==== LISTED RECORDS ====

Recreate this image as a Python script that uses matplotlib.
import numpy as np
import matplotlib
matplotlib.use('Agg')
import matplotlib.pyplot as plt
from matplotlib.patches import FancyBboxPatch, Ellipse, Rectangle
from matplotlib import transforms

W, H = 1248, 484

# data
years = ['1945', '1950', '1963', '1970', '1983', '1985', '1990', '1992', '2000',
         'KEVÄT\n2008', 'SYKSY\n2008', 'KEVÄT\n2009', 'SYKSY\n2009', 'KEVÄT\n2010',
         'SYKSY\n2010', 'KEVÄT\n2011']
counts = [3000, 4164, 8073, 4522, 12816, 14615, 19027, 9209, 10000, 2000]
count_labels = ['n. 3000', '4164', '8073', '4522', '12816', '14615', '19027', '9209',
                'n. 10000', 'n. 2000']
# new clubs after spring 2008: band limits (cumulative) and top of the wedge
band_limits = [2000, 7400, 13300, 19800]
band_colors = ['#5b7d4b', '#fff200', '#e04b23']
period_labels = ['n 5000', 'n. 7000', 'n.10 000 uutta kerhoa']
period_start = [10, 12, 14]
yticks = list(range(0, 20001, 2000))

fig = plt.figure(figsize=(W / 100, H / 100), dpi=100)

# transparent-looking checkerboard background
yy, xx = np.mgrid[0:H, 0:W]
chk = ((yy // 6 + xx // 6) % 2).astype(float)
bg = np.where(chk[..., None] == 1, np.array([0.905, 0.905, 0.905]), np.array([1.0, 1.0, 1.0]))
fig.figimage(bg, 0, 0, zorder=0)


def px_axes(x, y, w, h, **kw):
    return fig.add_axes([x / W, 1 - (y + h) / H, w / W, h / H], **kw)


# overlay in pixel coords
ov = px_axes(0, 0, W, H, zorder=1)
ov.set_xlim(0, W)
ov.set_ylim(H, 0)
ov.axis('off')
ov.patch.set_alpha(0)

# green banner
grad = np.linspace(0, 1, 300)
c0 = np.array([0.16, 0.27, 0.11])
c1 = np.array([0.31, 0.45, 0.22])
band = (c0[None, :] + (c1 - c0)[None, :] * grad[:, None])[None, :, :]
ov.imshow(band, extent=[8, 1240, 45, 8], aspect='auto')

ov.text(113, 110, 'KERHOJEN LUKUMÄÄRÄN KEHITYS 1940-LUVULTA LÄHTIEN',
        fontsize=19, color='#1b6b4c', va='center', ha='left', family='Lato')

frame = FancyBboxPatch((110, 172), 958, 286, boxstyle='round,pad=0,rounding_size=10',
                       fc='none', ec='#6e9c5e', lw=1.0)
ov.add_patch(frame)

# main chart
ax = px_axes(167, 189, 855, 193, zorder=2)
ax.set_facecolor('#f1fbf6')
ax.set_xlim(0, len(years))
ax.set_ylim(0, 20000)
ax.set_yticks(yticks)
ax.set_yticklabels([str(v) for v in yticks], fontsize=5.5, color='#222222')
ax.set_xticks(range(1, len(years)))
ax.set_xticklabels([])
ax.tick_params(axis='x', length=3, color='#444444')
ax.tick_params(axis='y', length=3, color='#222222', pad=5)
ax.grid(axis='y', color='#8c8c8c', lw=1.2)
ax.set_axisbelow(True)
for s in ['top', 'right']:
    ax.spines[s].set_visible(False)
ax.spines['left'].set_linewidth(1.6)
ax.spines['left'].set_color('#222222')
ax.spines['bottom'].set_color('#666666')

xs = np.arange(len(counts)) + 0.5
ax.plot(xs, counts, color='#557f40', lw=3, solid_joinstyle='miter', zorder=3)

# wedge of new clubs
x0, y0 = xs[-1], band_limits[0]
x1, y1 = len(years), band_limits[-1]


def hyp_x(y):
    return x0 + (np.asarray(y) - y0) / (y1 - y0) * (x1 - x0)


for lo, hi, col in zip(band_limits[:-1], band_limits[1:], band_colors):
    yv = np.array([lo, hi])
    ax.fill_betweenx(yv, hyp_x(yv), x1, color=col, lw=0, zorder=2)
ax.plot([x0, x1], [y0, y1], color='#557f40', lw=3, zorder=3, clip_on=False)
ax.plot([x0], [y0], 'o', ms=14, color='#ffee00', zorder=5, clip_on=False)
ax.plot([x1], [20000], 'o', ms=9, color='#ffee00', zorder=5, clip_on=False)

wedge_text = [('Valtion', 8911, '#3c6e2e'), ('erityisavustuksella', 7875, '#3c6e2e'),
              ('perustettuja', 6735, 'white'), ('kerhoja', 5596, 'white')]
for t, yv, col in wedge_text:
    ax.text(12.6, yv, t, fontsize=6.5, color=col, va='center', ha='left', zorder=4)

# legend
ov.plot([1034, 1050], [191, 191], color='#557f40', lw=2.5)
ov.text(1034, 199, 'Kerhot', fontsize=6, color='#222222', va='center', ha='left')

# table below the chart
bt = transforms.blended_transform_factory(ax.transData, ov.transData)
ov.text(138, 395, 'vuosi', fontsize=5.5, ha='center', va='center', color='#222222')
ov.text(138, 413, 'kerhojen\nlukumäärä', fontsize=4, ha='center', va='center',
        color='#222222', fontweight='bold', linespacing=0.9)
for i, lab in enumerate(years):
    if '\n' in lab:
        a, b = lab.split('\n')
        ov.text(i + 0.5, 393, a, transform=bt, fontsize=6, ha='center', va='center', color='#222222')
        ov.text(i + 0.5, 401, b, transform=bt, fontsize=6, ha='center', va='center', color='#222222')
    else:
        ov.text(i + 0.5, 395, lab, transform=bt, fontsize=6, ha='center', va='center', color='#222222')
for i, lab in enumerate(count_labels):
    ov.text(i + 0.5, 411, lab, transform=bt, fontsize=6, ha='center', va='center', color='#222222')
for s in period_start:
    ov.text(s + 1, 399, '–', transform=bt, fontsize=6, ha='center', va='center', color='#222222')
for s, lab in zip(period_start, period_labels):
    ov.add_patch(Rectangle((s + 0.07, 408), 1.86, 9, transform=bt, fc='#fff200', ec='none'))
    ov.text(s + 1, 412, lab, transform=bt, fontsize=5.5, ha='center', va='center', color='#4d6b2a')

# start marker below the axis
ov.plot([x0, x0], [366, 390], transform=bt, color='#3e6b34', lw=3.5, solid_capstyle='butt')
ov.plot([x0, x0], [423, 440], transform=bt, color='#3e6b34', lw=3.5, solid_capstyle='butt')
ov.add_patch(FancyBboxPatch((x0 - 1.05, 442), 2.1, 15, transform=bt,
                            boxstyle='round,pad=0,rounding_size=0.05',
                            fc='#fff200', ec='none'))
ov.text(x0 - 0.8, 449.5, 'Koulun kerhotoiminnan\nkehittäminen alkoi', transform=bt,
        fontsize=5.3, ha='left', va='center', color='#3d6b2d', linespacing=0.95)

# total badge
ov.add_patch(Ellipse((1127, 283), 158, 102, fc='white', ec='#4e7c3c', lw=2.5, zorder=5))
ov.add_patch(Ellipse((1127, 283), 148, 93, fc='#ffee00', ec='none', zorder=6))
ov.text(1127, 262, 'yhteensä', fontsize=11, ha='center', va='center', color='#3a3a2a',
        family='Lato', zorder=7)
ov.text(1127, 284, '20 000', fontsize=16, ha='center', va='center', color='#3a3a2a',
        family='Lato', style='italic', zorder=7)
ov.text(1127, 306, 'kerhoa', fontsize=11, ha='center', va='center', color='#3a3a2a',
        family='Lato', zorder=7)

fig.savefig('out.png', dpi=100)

====
==== LISTED RECORDS ====

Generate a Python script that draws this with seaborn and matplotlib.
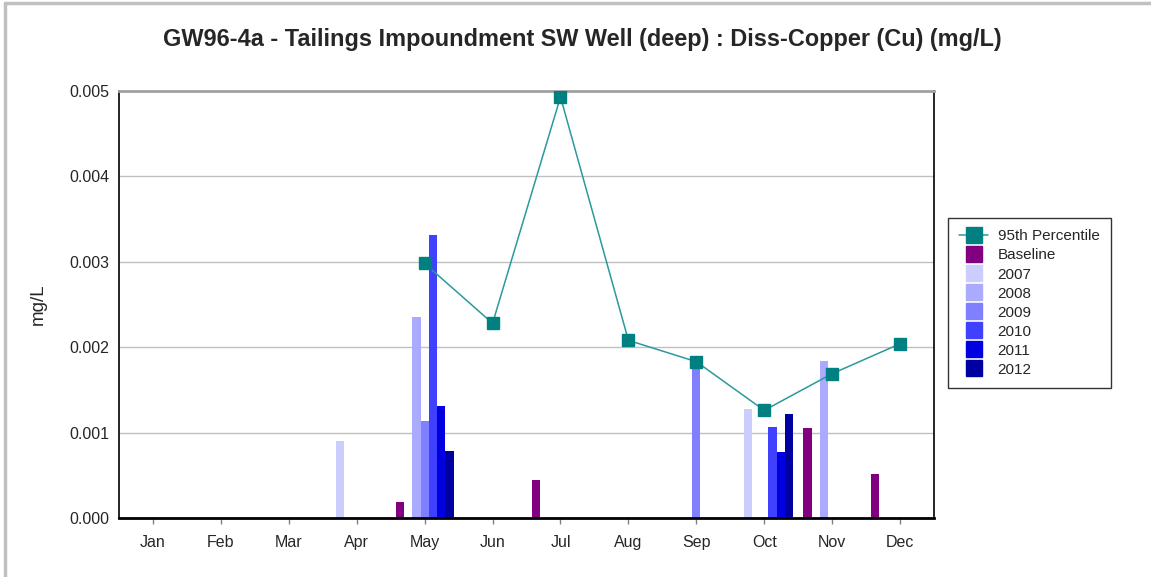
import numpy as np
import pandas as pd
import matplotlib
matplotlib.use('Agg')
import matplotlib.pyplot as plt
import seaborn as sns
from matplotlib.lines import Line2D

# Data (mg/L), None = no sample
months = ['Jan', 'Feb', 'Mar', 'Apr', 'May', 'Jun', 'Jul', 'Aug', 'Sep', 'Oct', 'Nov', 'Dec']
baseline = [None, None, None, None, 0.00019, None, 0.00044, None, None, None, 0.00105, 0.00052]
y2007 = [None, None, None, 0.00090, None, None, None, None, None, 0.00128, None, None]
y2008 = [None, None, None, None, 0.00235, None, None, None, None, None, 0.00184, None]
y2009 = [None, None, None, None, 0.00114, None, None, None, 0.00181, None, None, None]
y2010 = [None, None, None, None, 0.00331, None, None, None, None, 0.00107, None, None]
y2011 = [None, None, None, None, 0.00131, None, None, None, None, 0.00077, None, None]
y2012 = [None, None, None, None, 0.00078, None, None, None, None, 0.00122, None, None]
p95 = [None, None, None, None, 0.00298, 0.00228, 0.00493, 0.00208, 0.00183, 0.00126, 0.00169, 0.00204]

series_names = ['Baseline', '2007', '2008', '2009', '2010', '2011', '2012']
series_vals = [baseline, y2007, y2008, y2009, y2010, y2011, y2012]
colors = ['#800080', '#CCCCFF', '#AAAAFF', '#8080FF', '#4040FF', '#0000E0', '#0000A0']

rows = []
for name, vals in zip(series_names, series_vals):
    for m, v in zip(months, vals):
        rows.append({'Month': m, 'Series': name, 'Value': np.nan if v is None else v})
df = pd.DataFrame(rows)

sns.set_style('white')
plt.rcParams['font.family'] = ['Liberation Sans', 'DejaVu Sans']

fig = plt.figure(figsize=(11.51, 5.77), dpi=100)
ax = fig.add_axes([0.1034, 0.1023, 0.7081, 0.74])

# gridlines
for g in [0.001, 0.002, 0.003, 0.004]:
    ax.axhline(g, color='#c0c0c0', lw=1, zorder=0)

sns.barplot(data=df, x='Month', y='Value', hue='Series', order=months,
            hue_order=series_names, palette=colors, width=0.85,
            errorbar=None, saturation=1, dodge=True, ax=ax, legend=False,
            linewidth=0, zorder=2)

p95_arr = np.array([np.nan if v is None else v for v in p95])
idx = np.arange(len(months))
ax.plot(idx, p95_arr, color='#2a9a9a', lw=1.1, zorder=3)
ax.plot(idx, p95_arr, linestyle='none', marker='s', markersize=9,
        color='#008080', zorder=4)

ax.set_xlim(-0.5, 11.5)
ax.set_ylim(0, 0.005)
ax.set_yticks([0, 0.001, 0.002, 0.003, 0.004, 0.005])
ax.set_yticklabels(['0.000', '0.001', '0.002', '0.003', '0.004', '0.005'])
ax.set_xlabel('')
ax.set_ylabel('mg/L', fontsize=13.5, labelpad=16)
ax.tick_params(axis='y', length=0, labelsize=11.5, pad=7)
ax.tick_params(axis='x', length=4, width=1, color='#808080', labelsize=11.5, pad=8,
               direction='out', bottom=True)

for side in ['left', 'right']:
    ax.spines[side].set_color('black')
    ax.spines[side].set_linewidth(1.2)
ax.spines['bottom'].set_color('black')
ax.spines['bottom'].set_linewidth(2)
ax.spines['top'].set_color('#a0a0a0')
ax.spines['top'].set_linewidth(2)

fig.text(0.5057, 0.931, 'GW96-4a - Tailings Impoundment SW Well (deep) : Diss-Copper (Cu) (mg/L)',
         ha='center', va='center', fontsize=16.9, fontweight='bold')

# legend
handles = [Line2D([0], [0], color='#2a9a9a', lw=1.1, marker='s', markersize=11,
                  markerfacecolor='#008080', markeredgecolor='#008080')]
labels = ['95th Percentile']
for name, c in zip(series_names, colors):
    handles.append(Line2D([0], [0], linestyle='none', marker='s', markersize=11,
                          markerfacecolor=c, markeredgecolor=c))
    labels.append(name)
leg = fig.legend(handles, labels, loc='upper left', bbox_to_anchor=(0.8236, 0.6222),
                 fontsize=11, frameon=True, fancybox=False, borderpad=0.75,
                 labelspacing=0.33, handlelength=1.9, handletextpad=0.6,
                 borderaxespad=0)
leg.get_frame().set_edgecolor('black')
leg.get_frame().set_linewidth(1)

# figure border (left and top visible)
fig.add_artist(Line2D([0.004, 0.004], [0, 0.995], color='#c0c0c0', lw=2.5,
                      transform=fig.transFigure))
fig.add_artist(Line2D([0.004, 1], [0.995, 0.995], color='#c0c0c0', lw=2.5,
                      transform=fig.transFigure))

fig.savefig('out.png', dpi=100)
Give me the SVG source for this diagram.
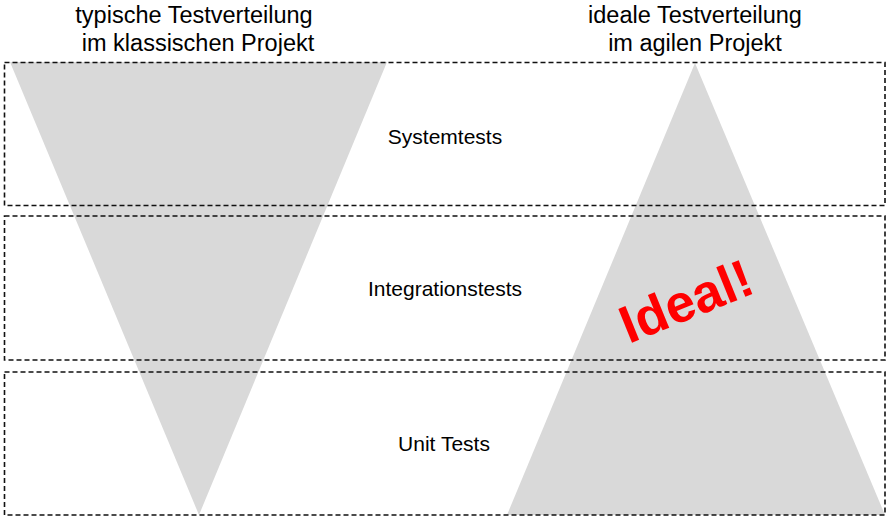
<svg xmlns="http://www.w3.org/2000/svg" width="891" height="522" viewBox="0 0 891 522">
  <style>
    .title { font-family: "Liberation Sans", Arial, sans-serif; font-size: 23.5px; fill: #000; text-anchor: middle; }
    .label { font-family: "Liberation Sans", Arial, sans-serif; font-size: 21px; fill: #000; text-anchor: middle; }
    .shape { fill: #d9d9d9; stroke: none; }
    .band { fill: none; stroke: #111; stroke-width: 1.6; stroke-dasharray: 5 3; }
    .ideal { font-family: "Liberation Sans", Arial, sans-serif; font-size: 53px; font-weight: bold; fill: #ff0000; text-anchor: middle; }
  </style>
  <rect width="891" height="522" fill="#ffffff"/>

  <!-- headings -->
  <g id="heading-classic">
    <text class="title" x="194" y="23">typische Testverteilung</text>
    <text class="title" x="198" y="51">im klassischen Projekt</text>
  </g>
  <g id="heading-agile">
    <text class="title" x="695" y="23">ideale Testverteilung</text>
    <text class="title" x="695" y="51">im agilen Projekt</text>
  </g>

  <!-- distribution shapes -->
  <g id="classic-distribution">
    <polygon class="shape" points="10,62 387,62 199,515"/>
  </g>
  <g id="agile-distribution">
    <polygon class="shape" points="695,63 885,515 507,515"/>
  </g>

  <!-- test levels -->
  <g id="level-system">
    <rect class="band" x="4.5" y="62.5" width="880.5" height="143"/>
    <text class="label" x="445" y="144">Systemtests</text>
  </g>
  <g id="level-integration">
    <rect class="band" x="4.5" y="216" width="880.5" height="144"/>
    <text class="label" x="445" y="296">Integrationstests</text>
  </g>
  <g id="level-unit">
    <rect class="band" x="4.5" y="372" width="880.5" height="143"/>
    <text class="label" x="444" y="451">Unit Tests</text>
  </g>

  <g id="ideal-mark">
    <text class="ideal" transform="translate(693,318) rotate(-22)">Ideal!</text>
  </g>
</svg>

====

Give again, exactly as written above, every line from the one holding "Generate a Python" to the one holding "from matplotlib.lines import Line2D", with both ends kept and the pictures left out.

Generate a Python script that draws this with seaborn and matplotlib.
import numpy as np
import pandas as pd
import matplotlib
matplotlib.use('Agg')
import matplotlib.pyplot as plt
import seaborn as sns
from matplotlib.lines import Line2D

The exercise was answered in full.